If open surgery is required, whether to prevent the need for a tracheotomy or to allow removal of a tracheotomy, there are three main classes of procedure to assist with stenosis, namely expansion surgery, resection surgery, and the slide tracheoplasty. Expansion surgery, or laryngotracheal reconstruction (LTR), involves placing cartilage grafts to expand a stenotic segment of the airway. This may be done for posterior glottic stenosis, SGS, or tracheal stenosis, and the grafts may be placed in the anterior cricoid, anterior trachea, or posterior cricoid. Costal cartilage is the graft material of choice. Resection surgery (tracheal resection or cricotracheal resection [CTR]) involves removing a scarred segment of the airway, and anastomosing healthy tissue to healthy tissue. CTR is an operation for treating SGS, and for severe stenosis has better outcomes than LTR.18 However, it is a more challenging operation, with a higher risk of post-operative complications. The slide tracheoplasty is an operation for treating tracheal stenosis, and expands the size of the stenosis by transecting the airway and overlapping the stenotic segments.
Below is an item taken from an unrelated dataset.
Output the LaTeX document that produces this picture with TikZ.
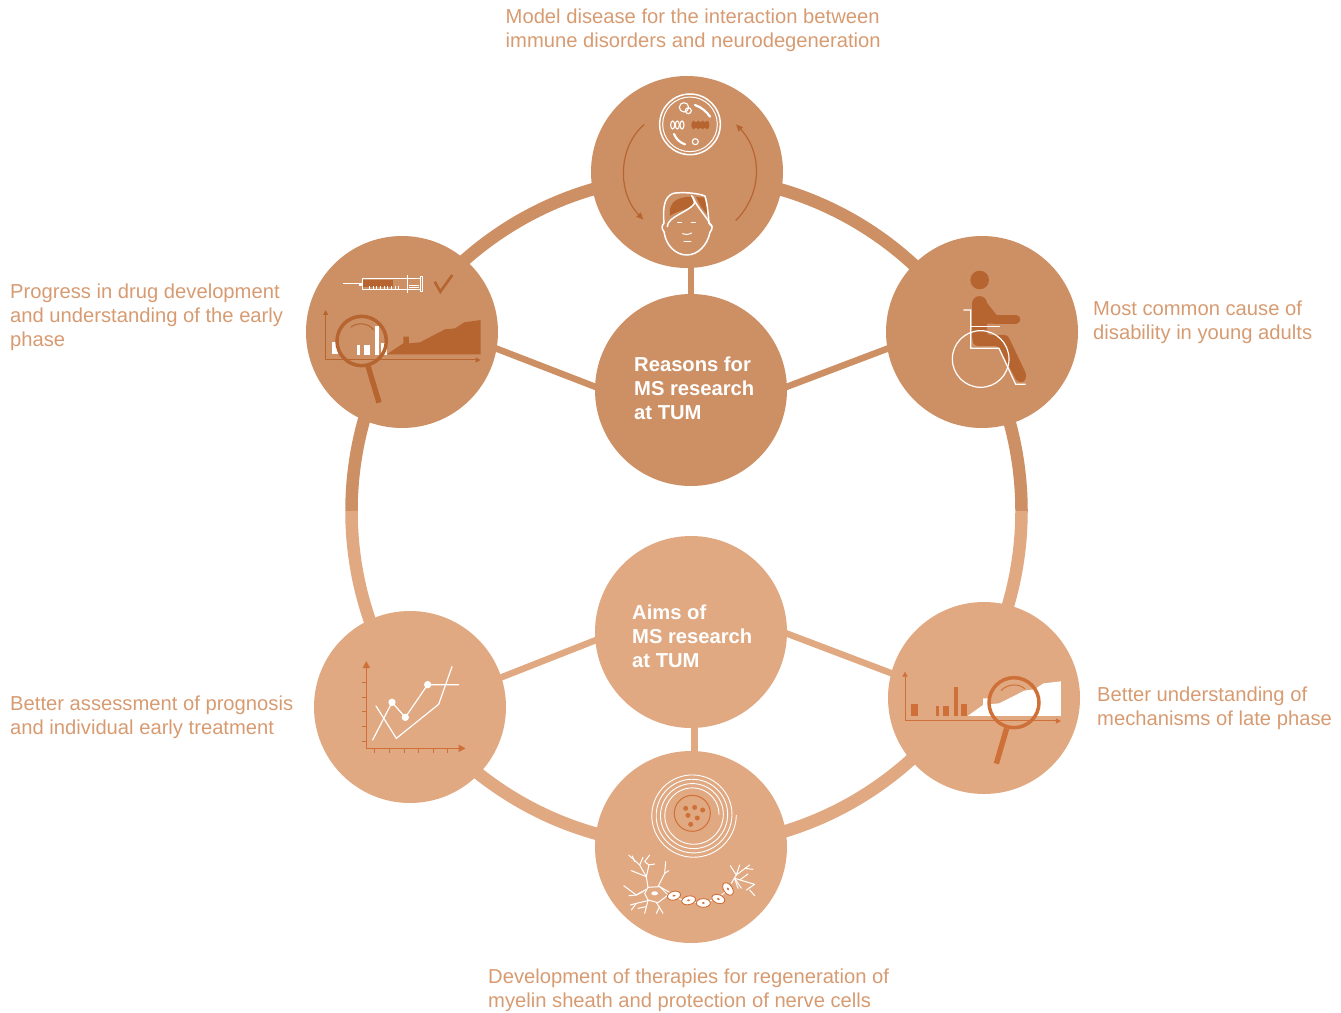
\documentclass[tikz,border=0pt]{standalone}
\usepackage{fontspec}
\setmainfont{Liberation Sans}
\usetikzlibrary{arrows.meta}
\definecolor{cdark}{HTML}{CD9065}
\definecolor{clight}{HTML}{E0A982}
\definecolor{adark}{HTML}{B76530}
\definecolor{alight}{HTML}{CF7038}
\definecolor{labelc}{HTML}{D79B72}
\tikzset{
  bigdark/.style={circle,fill=cdark,minimum size=192pt,inner sep=0pt},
  biglight/.style={circle,fill=clight,minimum size=192pt,inner sep=0pt},
  linkdark/.style={draw=cdark,line width=6.5pt,shorten >=-2pt,shorten <=-2pt},
  linklight/.style={draw=clight,line width=6.5pt,shorten >=-2pt,shorten <=-2pt},
  lab/.style={anchor=west,inner sep=0pt,align=left,text=labelc,font=\fontsize{20.2}{24}\selectfont},
  head/.style={anchor=west,inner sep=0pt,align=left,text=white,font=\fontsize{20.2}{24}\selectfont\bfseries},
  wl/.style={draw=white,line width=1.5pt,line join=round,line cap=round},
  wt/.style={draw=white,line width=1pt,line join=round,line cap=round},
  zoomed/.style={x=0.3333pt,y=-0.3333pt},
}
\begin{document}
\begin{tikzpicture}[x=1pt,y=-1pt]
\useasboundingbox (0,0) rectangle (1341,1012);
% ring
\coordinate (ringc) at (686.5,511);
\draw[cdark,line width=12.5pt] (ringc) ++(-335,0) arc[start angle=180,end angle=360,radius=335];
\draw[clight,line width=12.5pt] (ringc) ++(335,0) arc[start angle=0,end angle=180,radius=335];
% nodes
\node[bigdark] (top) at (687,172) {};
\node[bigdark] (left) at (402,332) {};
\node[bigdark] (right) at (982,332) {};
\node[bigdark] (c1) at (691,390) {};
\node[biglight] (c2) at (691,632) {};
\node[biglight] (bl) at (410,707) {};
\node[biglight] (br) at (984,698) {};
\node[biglight] (bot) at (691,847) {};
% links
\draw[linkdark] (c1.north) -- (c1.north |- top.south);
\draw[linkdark] (left.-10) -- (c1.178);
\draw[linkdark] (right.190) -- (c1.2);
\draw[linklight] (bl.18) -- (c2.185);
\draw[linklight] (br.165) -- (c2.-1);
\draw[linklight] (bot.88.8) -- (c2.-88.8);
% centre texts
\node[head] (t1) at (634,388) {Reasons for\\MS research\\at TUM};
\node[head] (t2) at (632,636) {Aims of\\MS research\\at TUM};
% labels
\node[lab] (l1) at (505.5,30.5) {Model disease for the interaction between\\immune disorders and neurodegeneration};
\node[lab] (l2) at (10,317.5) {Progress in drug development\\and understanding of the early\\phase};
\node[lab] (l3) at (1093,322.5) {Most common cause of\\disability in young adults};
\node[lab] (l4) at (10,717.5) {Better assessment of prognosis\\and individual early treatment};
\node[lab] (l5) at (1097,708.5) {Better understanding of\\mechanisms of late phase};
\node[lab] (l6) at (488,990.5) {Development of therapies for regeneration of\\myelin sheath and protection of nerve cells};
% ---------- top icon
\begin{scope}[shift={(590,75)},zoomed]
\draw[white,line width=1.5pt] (300,148) circle[radius=91];
\draw[white,line width=1pt] (300,148) circle[radius=82];
\draw[white,line width=1.1pt] (282,97) circle[radius=14];
\draw[white,line width=1.1pt] (295,107) circle[radius=9];
\draw[white,line width=1.1pt] (316,200) circle[radius=9];
\draw[white,line width=2.2pt,line cap=round] (315,90) .. controls (335,97) and (350,110) .. (360,125);
\draw[white,line width=2.2pt,line cap=round] (252,177) .. controls (258,192) and (270,203) .. (285,208);
\foreach \cx in {248,262,276}{\draw[white,line width=1.1pt] (\cx,150) ellipse[x radius=6,y radius=12];}
\fill[adark] (305,142) rectangle (356,158);
\foreach \cx in {311,325,338,351}{\fill[adark] (\cx,150) ellipse[x radius=7,y radius=13];}
\draw[adark,line width=1.2pt,-{Triangle[length=7pt,width=6pt]}] (163,148) .. controls (85,215) and (80,350) .. (160,434);
\draw[adark,line width=1.2pt,-{Triangle[length=7pt,width=6pt]}] (437,437) .. controls (515,360) and (520,235) .. (438,148);
% face
\fill[adark] (240,422) .. controls (236,390) and (250,366) .. (305,365) -- (316,385) .. controls (300,403) and (268,405) .. (240,422) -- cycle;
\fill[adark] (318,366) -- (342,368) .. controls (350,385) and (353,400) .. (351,418) -- (333,395) -- cycle;
\draw[wl] (222,470) .. controls (214,462) and (215,450) .. (222,445) .. controls (218,400) and (222,365) .. (250,355) .. controls (280,350) and (325,355) .. (345,363) .. controls (352,385) and (355,420) .. (357,445) .. controls (369,448) and (369,462) .. (360,472);
\draw[wl] (222,470) .. controls (228,515) and (260,540) .. (290,540) .. controls (325,540) and (352,510) .. (360,472);
\draw[wl] (232,455) .. controls (232,425) and (295,412) .. (314,385) .. controls (314,378) and (310,372) .. (305,362);
\draw[wl] (308,365) .. controls (325,405) and (352,425) .. (362,452);
\draw[wt] (263,443) -- (275,443); \draw[wt] (304,443) -- (316,443);
\draw[wt] (278,476) .. controls (285,479) and (298,479) .. (305,474); \draw[wt] (282,499) -- (303,499);
\end{scope}
% ---------- left icon
\begin{scope}[shift={(305,235)},zoomed]
% syringe
\fill[adark] (175,135) rectangle (263,155);
\draw[white,line width=1pt] (173,132) rectangle (308,163);
\draw[white,line width=1pt] (115,147) -- (163,147);
\fill[white] (163,143) rectangle (173,152);
\draw[white,line width=1.2pt] (307,120) -- (307,173);
\draw[white,line width=0.8pt] (312,151) -- (342,151);
\draw[white,line width=0.8pt] (312,156) -- (342,156);
\draw[white,line width=1pt] (308,131) -- (347,131);
\draw[white,line width=1pt] (308,165) -- (347,165);
\draw[white,line width=0.9pt] (347,125) rectangle (353,170);
\foreach \tx in {193,204,...,290}{\draw[white,line width=0.7pt] (\tx,153) -- (\tx,163);}
\draw[adark,line width=2.6pt] (389,140) -- (406,170) -- (442,120);
% chart
\draw[adark,line width=1pt,-{Triangle[length=5pt,width=5pt]}] (62,375) -- (62,225);
\draw[adark,line width=1pt,-{Triangle[length=5pt,width=5pt]}] (62,375) -- (527,375);
\fill[adark] (245,358) -- (295,325) -- (295,305) -- (312,305) -- (312,325) -- (345,322) -- (420,283) -- (450,280) -- (478,262) -- (527,255) -- (527,358) -- cycle;
\fill[white] (81,322) rectangle (100,358);
\fill[white] (155,330) rectangle (166,360);
\fill[white] (177,330) rectangle (194,360);
\fill[white] (210,273) rectangle (222,360);
\fill[white] (228,323) rectangle (245,360);
\draw[adark,line width=3.5pt] (170,318) circle[radius=74];
\draw[adark,line width=5.4pt] (189,393) -- (222,503);
\draw[adark,line width=1pt] (137,277) .. controls (155,262) and (190,262) .. (206,285);
\end{scope}
% ---------- right icon
\begin{scope}[shift={(885,235)},zoomed]
\fill[adark] (284,135) circle[radius=28];
\draw[adark,line width=14.4pt,line cap=round] (284,205) -- (284,300);
\fill[adark] (262,205) -- (303,200) -- (335,240) -- (335,266) -- (306,266) -- (306,290) -- (262,290) -- cycle;
\draw[adark,line width=8.7pt,line cap=round] (330,253) -- (393,253);
\fill[adark,rounded corners=3pt] (262,280) -- (306,280) -- (306,300) -- (368,300) -- (425,420) -- (418,442) -- (396,440) -- (340,333) -- (270,333) -- (262,320) -- cycle;
\draw[white,line width=1.2pt] (235,225) -- (257,225) -- (257,340) -- (342,340) -- (392,448) -- (422,448);
\draw[white,line width=1.2pt] (257,275) -- (345,275);
\draw[white,line width=1.2pt] (287,372) circle[radius=85];
\end{scope}
% ---------- bottom-left icon
\begin{scope}[shift={(312,610)},zoomed]
\draw[alight,line width=1.5pt,-{Triangle[length=7pt,width=7pt]}] (163,415) -- (163,153);
\draw[alight,line width=1.5pt,-{Triangle[length=7pt,width=7pt]}] (163,415) -- (461,415);
\foreach \ty in {217,261,305,349,393}{\draw[alight,line width=0.9pt] (150,\ty) -- (163,\ty);}
\foreach \tx in {188,232,276,319,363,406}{\draw[alight,line width=0.9pt] (\tx,415) -- (\tx,428);}
\draw[wl,line width=1.2pt] (182,390) -- (240,277) -- (280,322) -- (347,224) -- (440,224);
\draw[wl,line width=1.2pt] (192,288) -- (253,385) -- (380,283) -- (420,170);
\fill[white] (240,277) circle[radius=11];
\fill[white] (280,322) circle[radius=11];
\fill[white] (347,224) circle[radius=11];
\end{scope}
% ---------- bottom-right icon
\begin{scope}[shift={(886,600)},zoomed]
\draw[alight,line width=1pt,-{Triangle[length=5pt,width=5pt]}] (57,363) -- (57,215);
\draw[alight,line width=1pt,-{Triangle[length=5pt,width=5pt]}] (57,363) -- (525,363);
\fill[alight] (75,312) rectangle (96,348);
\fill[alight] (150,318) rectangle (159,348);
\fill[alight] (171,318) rectangle (189,348);
\fill[alight] (204,262) rectangle (216,348);
\fill[alight] (225,312) rectangle (243,348);
\fill[white] (245,348) -- (291,315) -- (291,295) -- (307,295) -- (307,313) -- (340,310) -- (415,272) -- (445,268) -- (473,250) -- (525,244) -- (525,348) -- cycle;
\draw[alight,line width=3.5pt] (384,308) circle[radius=75];
\draw[alight,line width=5.4pt] (362,385) -- (331,491);
\draw[alight,line width=1pt] (345,272) .. controls (365,250) and (400,250) .. (417,267);
\end{scope}
% ---------- bottom icon
\begin{scope}[shift={(593,750)},zoomed]
\draw[white,line width=0.9pt,smooth] plot[domain=0:1440,samples=240] ({300+(130-0.0361*\x)*cos(\x)},{195+(130-0.0361*\x)*sin(\x)});
\draw[alight,line width=1pt] (298,190) circle[radius=54];
\foreach \dx/\dy in {278/175,305/172,329/180,285/196,313/204,293/223}{\fill[alight] (\dx,\dy) circle[radius=7.5];}
% neuron
\draw[wt] (165,412) -- (200,410) -- (225,435) -- (195,458) -- (165,450) -- (155,430) -- cycle;
\fill[white] (185,430) ellipse[x radius=10,y radius=6];
\draw[wt] (165,412) -- (160,380) -- (140,345) -- (107,315);
\draw[wt] (125,335) -- (118,318); \draw[wt] (140,345) -- (150,322);
\draw[wt] (160,380) -- (115,362); \draw[wt] (160,380) -- (168,345) -- (185,342); \draw[wt] (168,345) -- (155,335) -- (170,315);
\draw[wt] (195,410) -- (215,370) -- (218,335); \draw[wt] (215,370) -- (227,362);
\draw[wt] (160,418) -- (130,435) -- (92,407); \draw[wt] (130,435) -- (108,437); \draw[wt] (130,435) -- (150,425);
\draw[wt] (165,452) -- (130,460) -- (115,480); \draw[wt] (130,460) -- (112,465); \draw[wt] (165,452) -- (155,490); \draw[wt] (160,470) -- (135,475);
\draw[wt] (190,457) -- (210,490); \draw[wt] (200,470) -- (190,490);
\draw[wt] (200,410) -- (235,430);
\draw[wt] (240,437) .. controls (290,465) and (360,470) .. (405,417);
\draw[wt] (415,400) -- (430,375) -- (412,347);
\draw[wt] (430,375) -- (440,345); \draw[wt] (430,375) -- (470,345); \draw[wt] (455,355) -- (480,358);
\draw[wt] (425,385) -- (485,403) -- (460,420); \draw[wt] (470,420) -- (485,437);
\draw[wt] (425,385) -- (435,415); \draw[wt] (425,385) -- (445,415); \draw[wt] (440,390) -- (465,372);
\foreach \ex/\ey/\er/\ea in {243/437/20/15,287/451/21/12,331/459/21/0,376/447/20/-20,405/417/21/-55}{
  \draw[alight,line width=0.9pt,fill=white,rotate around={\ea:(\ex,\ey)}] (\ex,\ey) ellipse[x radius=\er,y radius=13];
  \fill[alight,rotate around={\ea:(\ex,\ey)}] (\ex,\ey) ellipse[x radius=5,y radius=3];
}
\end{scope}
\end{tikzpicture}
\end{document}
These various potential interventions are time dependent – it is more challenging dealing with a fixed, thick cicatricial scar than a soft tissue stenosis, and medical management and endoscopic interventions – if implemented early enough – may prevent the need for more complex invasive surgery. Therefore early identification of patients at risk for the development of SGS is of value. This study examines one clinical indicator, namely post-extubation stridor, and relates this to findings on transnasal flexible laryngoscopy, and in the more symptomatic cases, the findings on bronchoscopy. For children with stridor present 72h after extubation, the positive predictive value was 40%, and the negative predictive value was 96%. This does suggest that bronchoscopic evaluation in an operating room is not required in children who do not have stridor 72h following extubation. However, the presence of stridor 72h after extubation does suggest that consideration should be given to formal evaluation of the airway in an operating room setting, as subglottic stenosis may be present in 40% of cases, and be potentially amenable to endoscopic intervention. In this series, 18 patients had SGS, eight requiring open reconstruction, but with a further eight only requiring endoscopic intervention (usually balloon dilation). Of the remaining two patients, one died of sepsis, and one did not require intervention.
In conclusion, post-extubation stridor is common, while intubation related SGS is comparatively rare. There are few current guidelines to suggest which patients warrant further evaluation. The study by Schweiger et al.1 is valuable in suggesting that if stridor is persistent after 72h, then evaluation for possible SGS, and appropriate early intervention, may prevent the need for complex subsequent airway reconstruction in a significant number of children.
Conflicts of interestDr. Rutter is a consultant for Tracoe and Bryan Medical. He has a patent for a balloon dilator that is licensed by Bryan Medical, for which he receives royalties. He developed a suprastomal stent marketed by Boston Medical Products that he has declined royalties on. Dr. Kuo has no disclosures.